> [What is needed]
Starting at the first line of the listing below, repeat each line exactly until the line containing "const dTicks = [0, 6, 12, 18, 24, 30];", which you include. Leave out pictures.

---- Data lines

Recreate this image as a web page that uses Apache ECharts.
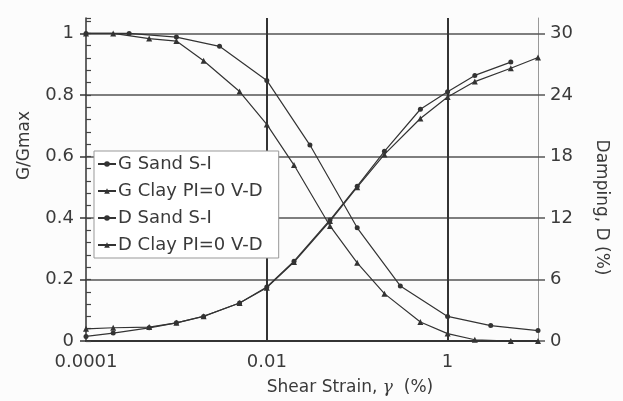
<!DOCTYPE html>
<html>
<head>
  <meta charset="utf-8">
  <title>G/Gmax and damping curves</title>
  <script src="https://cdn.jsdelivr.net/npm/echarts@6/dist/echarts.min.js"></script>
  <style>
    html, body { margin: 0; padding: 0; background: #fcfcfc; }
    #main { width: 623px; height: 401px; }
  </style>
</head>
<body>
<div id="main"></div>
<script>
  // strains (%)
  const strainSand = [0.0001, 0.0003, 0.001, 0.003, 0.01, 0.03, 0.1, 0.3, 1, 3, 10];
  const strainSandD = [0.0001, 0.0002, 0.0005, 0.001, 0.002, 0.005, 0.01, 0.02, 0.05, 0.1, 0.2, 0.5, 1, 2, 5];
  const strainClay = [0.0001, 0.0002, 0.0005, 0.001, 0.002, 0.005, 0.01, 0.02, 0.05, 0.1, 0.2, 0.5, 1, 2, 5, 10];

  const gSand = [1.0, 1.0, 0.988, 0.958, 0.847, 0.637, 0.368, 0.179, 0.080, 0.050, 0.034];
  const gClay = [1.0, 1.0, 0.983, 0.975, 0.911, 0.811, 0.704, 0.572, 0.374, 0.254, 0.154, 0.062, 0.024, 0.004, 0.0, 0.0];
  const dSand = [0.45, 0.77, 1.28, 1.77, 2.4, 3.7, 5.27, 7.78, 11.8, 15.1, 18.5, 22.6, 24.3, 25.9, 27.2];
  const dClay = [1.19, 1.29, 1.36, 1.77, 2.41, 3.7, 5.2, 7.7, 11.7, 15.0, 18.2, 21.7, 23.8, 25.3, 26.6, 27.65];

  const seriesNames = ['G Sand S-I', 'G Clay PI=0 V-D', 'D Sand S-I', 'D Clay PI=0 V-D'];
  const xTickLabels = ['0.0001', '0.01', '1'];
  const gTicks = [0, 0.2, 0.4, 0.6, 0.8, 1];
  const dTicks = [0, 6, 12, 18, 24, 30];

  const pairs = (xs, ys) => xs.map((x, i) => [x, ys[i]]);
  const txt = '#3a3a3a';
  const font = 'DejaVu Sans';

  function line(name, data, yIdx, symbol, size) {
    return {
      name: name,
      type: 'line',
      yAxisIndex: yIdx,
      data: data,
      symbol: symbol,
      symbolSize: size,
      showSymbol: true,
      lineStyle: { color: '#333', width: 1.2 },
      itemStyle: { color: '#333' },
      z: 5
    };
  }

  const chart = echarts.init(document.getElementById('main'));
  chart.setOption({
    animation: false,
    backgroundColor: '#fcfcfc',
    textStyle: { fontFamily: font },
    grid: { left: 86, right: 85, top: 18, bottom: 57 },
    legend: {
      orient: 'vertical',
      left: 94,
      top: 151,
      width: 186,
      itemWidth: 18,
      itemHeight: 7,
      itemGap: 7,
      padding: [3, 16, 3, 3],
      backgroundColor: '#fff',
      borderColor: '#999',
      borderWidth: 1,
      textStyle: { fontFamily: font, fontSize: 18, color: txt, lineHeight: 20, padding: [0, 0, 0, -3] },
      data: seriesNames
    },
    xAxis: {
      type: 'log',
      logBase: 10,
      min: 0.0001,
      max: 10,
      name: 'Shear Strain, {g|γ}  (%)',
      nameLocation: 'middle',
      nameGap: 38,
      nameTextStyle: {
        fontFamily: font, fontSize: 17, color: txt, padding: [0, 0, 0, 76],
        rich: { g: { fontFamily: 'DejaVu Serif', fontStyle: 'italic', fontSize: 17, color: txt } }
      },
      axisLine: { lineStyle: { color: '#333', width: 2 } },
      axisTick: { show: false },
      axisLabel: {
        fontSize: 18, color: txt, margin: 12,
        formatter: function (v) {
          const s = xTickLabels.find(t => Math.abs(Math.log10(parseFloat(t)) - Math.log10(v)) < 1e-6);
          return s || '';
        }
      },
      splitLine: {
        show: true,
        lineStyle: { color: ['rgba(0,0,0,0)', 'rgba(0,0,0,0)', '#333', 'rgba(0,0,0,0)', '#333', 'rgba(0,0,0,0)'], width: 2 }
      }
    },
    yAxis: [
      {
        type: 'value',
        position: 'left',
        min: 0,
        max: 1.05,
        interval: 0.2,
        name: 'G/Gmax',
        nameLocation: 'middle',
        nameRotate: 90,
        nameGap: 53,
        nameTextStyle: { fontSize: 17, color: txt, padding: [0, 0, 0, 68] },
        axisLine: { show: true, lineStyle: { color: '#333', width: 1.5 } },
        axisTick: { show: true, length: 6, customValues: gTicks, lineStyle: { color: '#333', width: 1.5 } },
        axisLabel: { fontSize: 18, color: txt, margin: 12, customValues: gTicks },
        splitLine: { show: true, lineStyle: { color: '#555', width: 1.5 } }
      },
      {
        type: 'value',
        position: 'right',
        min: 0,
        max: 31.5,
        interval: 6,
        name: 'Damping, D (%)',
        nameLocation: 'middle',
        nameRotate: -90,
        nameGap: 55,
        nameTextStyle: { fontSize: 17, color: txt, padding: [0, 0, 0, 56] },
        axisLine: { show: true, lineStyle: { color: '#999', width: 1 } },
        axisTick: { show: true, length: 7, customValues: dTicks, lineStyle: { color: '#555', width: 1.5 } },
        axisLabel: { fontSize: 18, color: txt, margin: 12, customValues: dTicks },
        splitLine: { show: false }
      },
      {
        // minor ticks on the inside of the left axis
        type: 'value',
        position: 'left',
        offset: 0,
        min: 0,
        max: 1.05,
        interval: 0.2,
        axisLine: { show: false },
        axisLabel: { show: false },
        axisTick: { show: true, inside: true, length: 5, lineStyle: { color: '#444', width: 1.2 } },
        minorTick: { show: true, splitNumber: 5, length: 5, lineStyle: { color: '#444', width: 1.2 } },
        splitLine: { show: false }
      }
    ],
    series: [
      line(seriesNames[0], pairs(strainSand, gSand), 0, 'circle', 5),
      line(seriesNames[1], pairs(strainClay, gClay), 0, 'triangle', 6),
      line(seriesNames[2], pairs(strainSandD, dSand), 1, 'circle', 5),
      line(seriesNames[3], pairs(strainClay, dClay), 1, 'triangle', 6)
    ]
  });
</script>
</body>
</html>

--------

> [Written solution]
Recreate this image as a web page that uses Apache ECharts.
<!DOCTYPE html>
<html>
<head>
  <meta charset="utf-8">
  <title>G/Gmax and damping curves</title>
  <script src="https://cdn.jsdelivr.net/npm/echarts@6/dist/echarts.min.js"></script>
  <style>
    html, body { margin: 0; padding: 0; background: #fcfcfc; }
    #main { width: 623px; height: 401px; }
  </style>
</head>
<body>
<div id="main"></div>
<script>
  // strains (%)
  const strainSand = [0.0001, 0.0003, 0.001, 0.003, 0.01, 0.03, 0.1, 0.3, 1, 3, 10];
  const strainSandD = [0.0001, 0.0002, 0.0005, 0.001, 0.002, 0.005, 0.01, 0.02, 0.05, 0.1, 0.2, 0.5, 1, 2, 5];
  const strainClay = [0.0001, 0.0002, 0.0005, 0.001, 0.002, 0.005, 0.01, 0.02, 0.05, 0.1, 0.2, 0.5, 1, 2, 5, 10];

  const gSand = [1.0, 1.0, 0.988, 0.958, 0.847, 0.637, 0.368, 0.179, 0.080, 0.050, 0.034];
  const gClay = [1.0, 1.0, 0.983, 0.975, 0.911, 0.811, 0.704, 0.572, 0.374, 0.254, 0.154, 0.062, 0.024, 0.004, 0.0, 0.0];
  const dSand = [0.45, 0.77, 1.28, 1.77, 2.4, 3.7, 5.27, 7.78, 11.8, 15.1, 18.5, 22.6, 24.3, 25.9, 27.2];
  const dClay = [1.19, 1.29, 1.36, 1.77, 2.41, 3.7, 5.2, 7.7, 11.7, 15.0, 18.2, 21.7, 23.8, 25.3, 26.6, 27.65];

  const seriesNames = ['G Sand S-I', 'G Clay PI=0 V-D', 'D Sand S-I', 'D Clay PI=0 V-D'];
  const xTickLabels = ['0.0001', '0.01', '1'];
  const gTicks = [0, 0.2, 0.4, 0.6, 0.8, 1];
  const dTicks = [0, 6, 12, 18, 24, 30];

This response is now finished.